■ **Task brief**: Make an exact copy of the data below, leaving out every picture.

*** Stored data ***

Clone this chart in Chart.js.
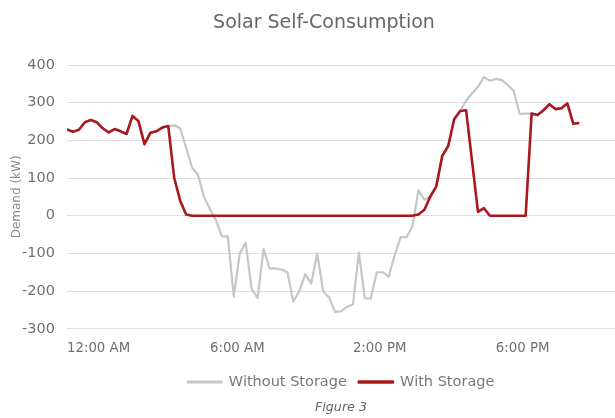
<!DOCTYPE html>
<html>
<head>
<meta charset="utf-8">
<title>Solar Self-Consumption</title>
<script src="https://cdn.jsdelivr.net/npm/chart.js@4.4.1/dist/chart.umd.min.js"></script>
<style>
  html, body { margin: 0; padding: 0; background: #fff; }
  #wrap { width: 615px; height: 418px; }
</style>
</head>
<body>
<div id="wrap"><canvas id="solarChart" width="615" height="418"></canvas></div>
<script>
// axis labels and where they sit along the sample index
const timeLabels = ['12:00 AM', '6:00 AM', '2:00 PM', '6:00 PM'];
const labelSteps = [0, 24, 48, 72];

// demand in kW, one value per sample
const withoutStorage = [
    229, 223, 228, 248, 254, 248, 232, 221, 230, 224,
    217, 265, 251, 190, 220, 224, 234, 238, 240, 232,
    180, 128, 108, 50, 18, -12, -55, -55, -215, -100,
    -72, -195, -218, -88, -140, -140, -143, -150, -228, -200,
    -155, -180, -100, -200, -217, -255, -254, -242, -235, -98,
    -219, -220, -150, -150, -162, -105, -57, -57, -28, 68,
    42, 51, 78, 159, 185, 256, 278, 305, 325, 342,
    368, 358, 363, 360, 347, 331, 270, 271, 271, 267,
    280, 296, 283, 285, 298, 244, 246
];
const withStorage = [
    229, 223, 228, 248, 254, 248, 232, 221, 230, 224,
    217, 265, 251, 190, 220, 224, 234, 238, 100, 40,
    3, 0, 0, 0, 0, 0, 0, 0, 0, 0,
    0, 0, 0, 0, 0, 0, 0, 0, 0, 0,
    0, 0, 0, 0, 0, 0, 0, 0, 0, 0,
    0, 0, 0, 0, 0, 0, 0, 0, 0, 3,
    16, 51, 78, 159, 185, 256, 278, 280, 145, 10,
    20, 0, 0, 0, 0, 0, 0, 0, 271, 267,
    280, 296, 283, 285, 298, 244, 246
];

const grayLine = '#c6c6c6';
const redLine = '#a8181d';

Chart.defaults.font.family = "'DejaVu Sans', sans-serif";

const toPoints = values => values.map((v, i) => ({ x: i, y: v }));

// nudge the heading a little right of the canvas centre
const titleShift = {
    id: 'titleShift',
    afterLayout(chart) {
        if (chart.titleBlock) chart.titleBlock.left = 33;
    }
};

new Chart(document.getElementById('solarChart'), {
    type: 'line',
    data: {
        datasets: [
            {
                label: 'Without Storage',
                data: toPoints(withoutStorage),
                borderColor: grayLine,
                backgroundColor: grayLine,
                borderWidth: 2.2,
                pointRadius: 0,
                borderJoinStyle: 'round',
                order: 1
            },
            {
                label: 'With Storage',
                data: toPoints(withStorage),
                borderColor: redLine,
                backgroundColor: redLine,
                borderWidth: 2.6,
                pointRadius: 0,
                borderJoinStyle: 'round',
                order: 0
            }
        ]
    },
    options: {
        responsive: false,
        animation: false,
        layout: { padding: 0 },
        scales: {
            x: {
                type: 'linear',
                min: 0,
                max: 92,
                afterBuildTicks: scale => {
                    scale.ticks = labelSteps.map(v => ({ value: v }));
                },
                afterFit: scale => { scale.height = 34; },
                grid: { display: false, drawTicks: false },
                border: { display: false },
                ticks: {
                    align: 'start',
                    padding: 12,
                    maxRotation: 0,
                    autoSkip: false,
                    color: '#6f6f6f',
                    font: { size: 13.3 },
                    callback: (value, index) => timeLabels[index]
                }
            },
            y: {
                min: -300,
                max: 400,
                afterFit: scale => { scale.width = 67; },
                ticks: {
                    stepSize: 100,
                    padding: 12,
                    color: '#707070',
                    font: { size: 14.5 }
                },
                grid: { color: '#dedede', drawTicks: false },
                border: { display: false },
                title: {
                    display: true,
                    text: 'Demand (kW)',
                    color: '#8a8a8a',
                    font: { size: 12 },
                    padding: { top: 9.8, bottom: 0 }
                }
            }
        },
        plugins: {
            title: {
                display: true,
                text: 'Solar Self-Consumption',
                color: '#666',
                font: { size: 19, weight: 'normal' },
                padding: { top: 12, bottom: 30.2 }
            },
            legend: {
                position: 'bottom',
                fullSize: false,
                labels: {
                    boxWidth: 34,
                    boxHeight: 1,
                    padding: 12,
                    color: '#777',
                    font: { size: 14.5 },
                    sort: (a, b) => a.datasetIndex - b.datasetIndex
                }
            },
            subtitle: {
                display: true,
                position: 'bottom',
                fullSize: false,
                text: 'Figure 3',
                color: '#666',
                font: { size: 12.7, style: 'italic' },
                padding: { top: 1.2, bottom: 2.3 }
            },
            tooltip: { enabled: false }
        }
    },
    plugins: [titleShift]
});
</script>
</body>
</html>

***

■ **Output for this exercise**:
Clone this chart in Chart.js.
<!DOCTYPE html>
<html>
<head>
<meta charset="utf-8">
<title>Solar Self-Consumption</title>
<script src="https://cdn.jsdelivr.net/npm/chart.js@4.4.1/dist/chart.umd.min.js"></script>
<style>
  html, body { margin: 0; padding: 0; background: #fff; }
  #wrap { width: 615px; height: 418px; }
</style>
</head>
<body>
<div id="wrap"><canvas id="solarChart" width="615" height="418"></canvas></div>
<script>
// axis labels and where they sit along the sample index
const timeLabels = ['12:00 AM', '6:00 AM', '2:00 PM', '6:00 PM'];
const labelSteps = [0, 24, 48, 72];

// demand in kW, one value per sample
const withoutStorage = [
    229, 223, 228, 248, 254, 248, 232, 221, 230, 224,
    217, 265, 251, 190, 220, 224, 234, 238, 240, 232,
    180, 128, 108, 50, 18, -12, -55, -55, -215, -100,
    -72, -195, -218, -88, -140, -140, -143, -150, -228, -200,
    -155, -180, -100, -200, -217, -255, -254, -242, -235, -98,
    -219, -220, -150, -150, -162, -105, -57, -57, -28, 68,
    42, 51, 78, 159, 185, 256, 278, 305, 325, 342,
    368, 358, 363, 360, 347, 331, 270, 271, 271, 267,
    280, 296, 283, 285, 298, 244, 246
];
const withStorage = [
    229, 223, 228, 248, 254, 248, 232, 221, 230, 224,
    217, 265, 251, 190, 220, 224, 234, 238, 100, 40,
    3, 0, 0, 0, 0, 0, 0, 0, 0, 0,
    0, 0, 0, 0, 0, 0, 0, 0, 0, 0,
    0, 0, 0, 0, 0, 0, 0, 0, 0, 0,
    0, 0, 0, 0, 0, 0, 0, 0, 0, 3,
    16, 51, 78, 159, 185, 256, 278, 280, 145, 10,
    20, 0, 0, 0, 0, 0, 0, 0, 271, 267,
    280, 296, 283, 285, 298, 244, 246
];

const grayLine = '#c6c6c6';
const redLine = '#a8181d';

Chart.defaults.font.family = "'DejaVu Sans', sans-serif";

const toPoints = values => values.map((v, i) => ({ x: i, y: v }));

// nudge the heading a little right of the canvas centre
const titleShift = {
    id: 'titleShift',
    afterLayout(chart) {
        if (chart.titleBlock) chart.titleBlock.left = 33;
    }
};

new Chart(document.getElementById('solarChart'), {
    type: 'line',
    data: {
        datasets: [
            {
                label: 'Without Storage',
                data: toPoints(withoutStorage),
                borderColor: grayLine,
                backgroundColor: grayLine,
                borderWidth: 2.2,
                pointRadius: 0,
                borderJoinStyle: 'round',
                order: 1
            },
            {
                label: 'With Storage',
                data: toPoints(withStorage),
                borderColor: redLine,
                backgroundColor: redLine,
                borderWidth: 2.6,
                pointRadius: 0,
                borderJoinStyle: 'round',
                order: 0
            }
        ]
    },
    options: {
        responsive: false,
        animation: false,
        layout: { padding: 0 },
        scales: {
            x: {
                type: 'linear',
                min: 0,
                max: 92,
                afterBuildTicks: scale => {
                    scale.ticks = labelSteps.map(v => ({ value: v }));
                },
                afterFit: scale => { scale.height = 34; },
                grid: { display: false, drawTicks: false },
                border: { display: false },
                ticks: {
                    align: 'start',
                    padding: 12,
                    maxRotation: 0,
                    autoSkip: false,
                    color: '#6f6f6f',
                    font: { size: 13.3 },
                    callback: (value, index) => timeLabels[index]
                }
            },
            y: {
                min: -300,
                max: 400,
                afterFit: scale => { scale.width = 67; },
                ticks: {
                    stepSize: 100,
                    padding: 12,
                    color: '#707070',
                    font: { size: 14.5 }
                },
                grid: { color: '#dedede', drawTicks: false },
                border: { display: false },
                title: {
                    display: true,
                    text: 'Demand (kW)',
                    color: '#8a8a8a',
                    font: { size: 12 },
                    padding: { top: 9.8, bottom: 0 }
                }
            }
        },
        plugins: {
            title: {
                display: true,
                text: 'Solar Self-Consumption',
                color: '#666',
                font: { size: 19, weight: 'normal' },
                padding: { top: 12, bottom: 30.2 }
            },
            legend: {
                position: 'bottom',
                fullSize: false,
                labels: {
                    boxWidth: 34,
                    boxHeight: 1,
                    padding: 12,
                    color: '#777',
                    font: { size: 14.5 },
                    sort: (a, b) => a.datasetIndex - b.datasetIndex
                }
            },
            subtitle: {
                display: true,
                position: 'bottom',
                fullSize: false,
                text: 'Figure 3',
                color: '#666',
                font: { size: 12.7, style: 'italic' },
                padding: { top: 1.2, bottom: 2.3 }
            },
            tooltip: { enabled: false }
        }
    },
    plugins: [titleShift]
});
</script>
</body>
</html>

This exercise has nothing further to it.